Richard Evans Schultes became the fourth director of the Botanical Museum, beginning in 1970. Originally from Boston, Schultes attended Harvard University as a premed student with a full scholarship. During this time he worked as a clerk in the library of the Harvard Botanical Museum. After taking a course with Oakes Ames called Plants and Human Affairs, he decided to change his major from premed to botany. Immediately after receiving his doctorate, Schultes accepted a position as a research associate of the Harvard Botanical Museum. Schultes spent many years traveling through the Amazon collecting specimens and learning the uses of plants of indigenous peoples. In addition to acting as director of the Botanical Museum, Schultes was also Harvard University faculty. He won numerous awards for his work in economic botany.

 

'Schultes wrote in "Harvard's Botanical Museum: A Centre for World-wide Research," "The [Botanical] Museum's activities spread not only across the lines of scientific fields but they are also international and spread across the globe. Here, from a small, old and certainly not pretentious building in Harvard University in Cambridge, Massachusetts, there are threads of research into ancient plant remains in Peru; orchids in Columbia, Venezuela, New Guinea and Burma; new sources of rubbers and medicines in the Amazon Valley; the world's oldest known fossil plants in Canada; studies of climate changes from pollen in borings in Panama; unusual races and strains of corn from Andean countries; wild corn with cobs an inch long from 7,000-year-old archaeological sites in Mexico; vision-producing narcotics in Mexico, South America, India, New Guinea, Burma and elsewhere; toxic plants of Venezuela; plants that have never been analyzed chemically from many places, near and far. In addition to this, its students and visiting scientists come from countries the world over.

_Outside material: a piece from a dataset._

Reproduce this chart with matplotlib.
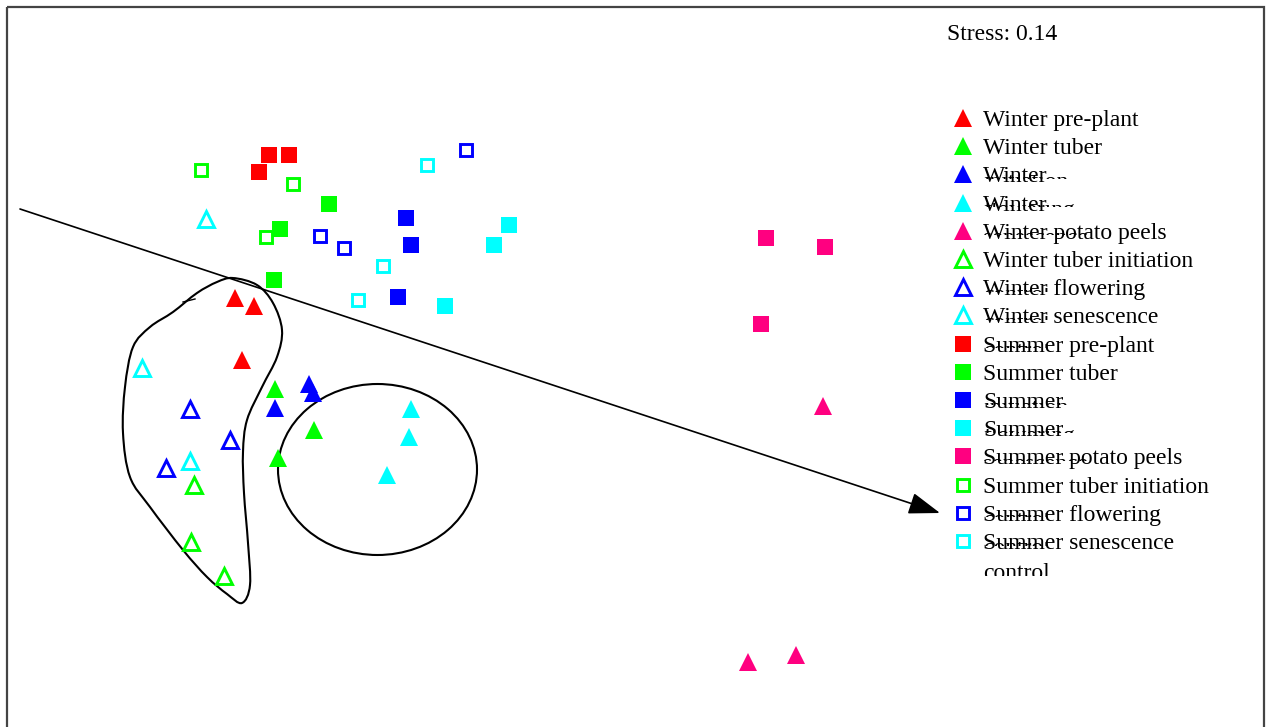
import matplotlib
matplotlib.use('Agg')

import matplotlib.pyplot as plt
from matplotlib.patches import Ellipse, Rectangle, PathPatch
from matplotlib.path import Path
import numpy as np

# ==========================================
# 1. 数据（nMDS 坐标，按图上读数，y 轴向下）
# ==========================================
W_PREPLANT = [[235, 298], [254, 306], [242, 360]]
W_TUBER = [[275, 389], [314, 430], [278, 458]]
W_INIT = [[275, 408], [309, 384], [313, 393]]
W_FLOWER = [[411, 409], [409, 437], [387, 475]]
W_PEELS = [[823, 406], [748, 662], [796, 655]]
W_TUBER_INIT = [[194, 485], [191, 542], [224, 576]]
W_FLOWERING = [[190, 409], [230, 440], [166, 468]]
W_SENESCENCE = [[206, 219], [142, 368], [190, 461]]

S_PREPLANT = [[269, 155], [289, 155], [259, 172]]
S_TUBER = [[329, 204], [280, 229], [274, 280]]
S_INIT = [[406, 218], [411, 245], [398, 297]]
S_FLOWER = [[509, 225], [494, 245], [445, 306]]
S_PEELS = [[766, 238], [825, 247], [761, 324]]
S_TUBER_INIT = [[201, 170], [293, 184], [266, 237]]
S_FLOWERING = [[466, 150], [320, 236], [344, 248]]
S_SENESCENCE = [[427, 165], [383, 266], [358, 300]]

STRESS = 0.14

# 图例：(数据, 标记, 颜色, 是否实心, 第一行, 被挤压的第二行)
RED, GREEN, BLUE, CYAN, PINK = '#FF0000', '#00FF00', '#0000FF', '#00FFFF', '#FF0080'
LEGEND = [
    (W_PREPLANT, '^', RED, True, 'Winter pre-plant', None),
    (W_TUBER, '^', GREEN, True, 'Winter tuber', None),
    (W_INIT, '^', BLUE, True, 'Winter', 'initiation'),
    (W_FLOWER, '^', CYAN, True, 'Winter', 'flowering'),
    (W_PEELS, '^', PINK, True, 'Winter potato peels', 'senescence'),
    (W_TUBER_INIT, '^', GREEN, False, 'Winter tuber initiation', None),
    (W_FLOWERING, '^', BLUE, False, 'Winter flowering', 'control'),
    (W_SENESCENCE, '^', CYAN, False, 'Winter senescence', 'control'),
    (S_PREPLANT, 's', RED, True, 'Summer pre-plant', 'control'),
    (S_TUBER, 's', GREEN, True, 'Summer tuber', None),
    (S_INIT, 's', BLUE, True, 'Summer', 'initiation'),
    (S_FLOWER, 's', CYAN, True, 'Summer', 'flowering'),
    (S_PEELS, 's', PINK, True, 'Summer potato peels', 'senescence'),
    (S_TUBER_INIT, 's', GREEN, False, 'Summer tuber initiation', None),
    (S_FLOWERING, 's', BLUE, False, 'Summer flowering', 'control'),
    (S_SENESCENCE, 's', CYAN, False, 'Summer senescence', 'control'),
]

# 注释线条
ARROW_START = (20, 209)
ARROW_END = (940, 513)
ELLIPSE_CENTER = (377.5, 469.5)
ELLIPSE_SIZE = (199, 171)
BLOB = [(233, 278), (257, 285), (273, 303), (282, 330), (277, 357), (262, 387),
        (247, 420), (243, 452), (244, 493), (248, 543), (250, 585), (242, 603),
        (227, 594), (207, 577), (183, 550), (150, 507), (130, 477), (123, 433),
        (125, 387), (133, 347), (150, 327), (173, 312), (197, 293), (217, 282)]

plt.rcParams['font.family'] = ['Liberation Serif', 'DejaVu Serif']


def marker_kw(marker, color, filled):
    if filled:
        size = 12.5 if marker == '^' else 11
        return dict(marker=marker, markersize=size, markerfacecolor=color,
                    markeredgewidth=0, linestyle='none')
    size = 11 if marker == '^' else 9
    return dict(marker=marker, markersize=size, markerfacecolor='white',
                markeredgecolor=color, markeredgewidth=2.1, linestyle='none')


def smooth_closed_path(pts):
    """闭合 Catmull-Rom -> 三次贝塞尔"""
    p = np.asarray(pts, dtype=float)
    n = len(p)
    verts = [p[0]]
    codes = [Path.MOVETO]
    for i in range(n):
        p0, p1, p2, p3 = p[i - 1], p[i], p[(i + 1) % n], p[(i + 2) % n]
        c1 = p1 + (p2 - p0) / 6.0
        c2 = p2 - (p3 - p1) / 6.0
        verts += [c1, c2, p2]
        codes += [Path.CURVE4] * 3
    return Path(verts, codes)


def clipped_text(x, y, s, y_top, height):
    t = ax.text(x, y, s, fontsize=17, va='baseline', ha='left', clip_on=True)
    t.set_clip_path(Rectangle((x - 5, y_top), 220, height, transform=ax.transData))
    return t


# ==========================================
# 2. 画图
# ==========================================
fig = plt.figure(figsize=(12.66, 7.27), dpi=100)
ax = fig.add_axes([0, 0, 1, 1])
ax.set_xlim(0, 1266)
ax.set_ylim(727, 0)
ax.axis('off')

# 外框（底边在画面之外）
ax.add_patch(Rectangle((7, 7), 1257, 740, fill=False, edgecolor='#444444', lw=1.6))

# 点
for data, marker, color, filled, _, _ in LEGEND:
    arr = np.asarray(data)
    ax.plot(arr[:, 0], arr[:, 1], color=color, **marker_kw(marker, color, filled), zorder=3)

# 圈和箭头
ax.add_patch(Ellipse(ELLIPSE_CENTER, *ELLIPSE_SIZE, fill=False, edgecolor='black', lw=1.5, zorder=2))
ax.add_patch(PathPatch(smooth_closed_path(BLOB), fill=False, edgecolor='black', lw=1.5, zorder=2))
ax.plot([183, 195], [302, 299], color='black', lw=1.0, zorder=2)
ax.annotate('', xy=ARROW_END, xytext=ARROW_START,
            arrowprops=dict(arrowstyle='-|>,head_length=1.3,head_width=0.45',
                            color='black', lw=1.2, shrinkA=0, shrinkB=0,
                            mutation_scale=15), zorder=4)

# Stress
ax.text(947, 40, f'Stress: {STRESS:.2f}', fontsize=17, va='baseline', ha='left')

# 图例（手工排版，复现原图中被挤压重叠的文字）
x_mark, x_text = 963, 983
y0, step = 118, 28.2
for k, (_, marker, color, filled, line1, line2) in enumerate(LEGEND):
    ym = y0 + k * step
    base = ym + 8
    ax.plot([x_mark], [ym], color=color, **marker_kw(marker, color, filled), zorder=3)
    ax.text(x_text, base, line1, fontsize=17, va='baseline', ha='left')
    if line2:
        clipped_text(x_text, base + 5.5, line2, base - 7.5, 4)

# 最后一行只露出上半部
base = y0 + len(LEGEND) * step + 10
clipped_text(x_text, base, 'control', base - 25, 22)

plt.savefig('out.png', dpi=100)
plt.close(fig)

The Botanical Museum truly is in the forefront in penetration of Nature's secrets in many parts of this shrinking world."

 

The Botanical Museum Today

The Botanical Museum today consists of the Economic Botany Collections, the Economic Herbarium of Oakes Ames, the Ware Collection of Glass Models of Plants, the Paleobotanical Collection (including the Pollen Collection and the Margaret Towle Collection of Archaeological Plant Remains), the Economic Botany Library and Archives, the Archives of the Oakes Ames Orchid Library, and the Orchid Library of Oakes Ames and Herbarium. The collections are currently housed in the Harvard Museum of Natural History and the Harvard University Herbaria.

 

References

Bailey, I. W. Botany and its applications at Harvard : a report to the Dean of the Faculty of Arts and Sciences. Cambridge, Mass.: Harvard University, 1945.

Current Biography, (1995) v. 56 (3), March, p. 41-46.

The Development of Harvard University since the inauguration of President Eliot, 1869-1929. Cambridge, Mass.: Harvard University Press, 1930.

Economic Botany Archives, Harvard University. Archives of the Botanical Museum.

Gray, Asa. Letters of Asa Gray (1893). New York: Houghton, Mifflin, and Co.

Gray Herbarium Archives, Harvard University. Correspondence of Asa Gray.

Gray Herbarium Archives, Harvard University. Correspondence of William Hooker.

Harvard Gazette (1990), September 28, p. 11-12.

Jackson, Robert Tracy. (1923) George Lincoln Goodale. Harvard Graduate's Magazine V. 32, p. 54-59.

Kahn, E. J., Jr. Jungle Botanist. The New Yorker (1992), v. 68, p. 35-58.

Lessem, Don. The plant man: Richard Schultes: the life and times of a gentleman and a scholar. Boston Globe Magazine (1987), p. 18-19, 29-36.

Schultes, R. E. 1965. Harvard’s Botanical Museum—a centre for world-wide research.In (Ed. G. Bowden) Journey through New England—a guide. Boston, Mass. 68-69.

Thimann, Kenneth Vivian. (1991) Paul Christoph Mangelsdorf (July 20, 1899-July 22, 1989). Philadelphia: The Society, p. 467-472.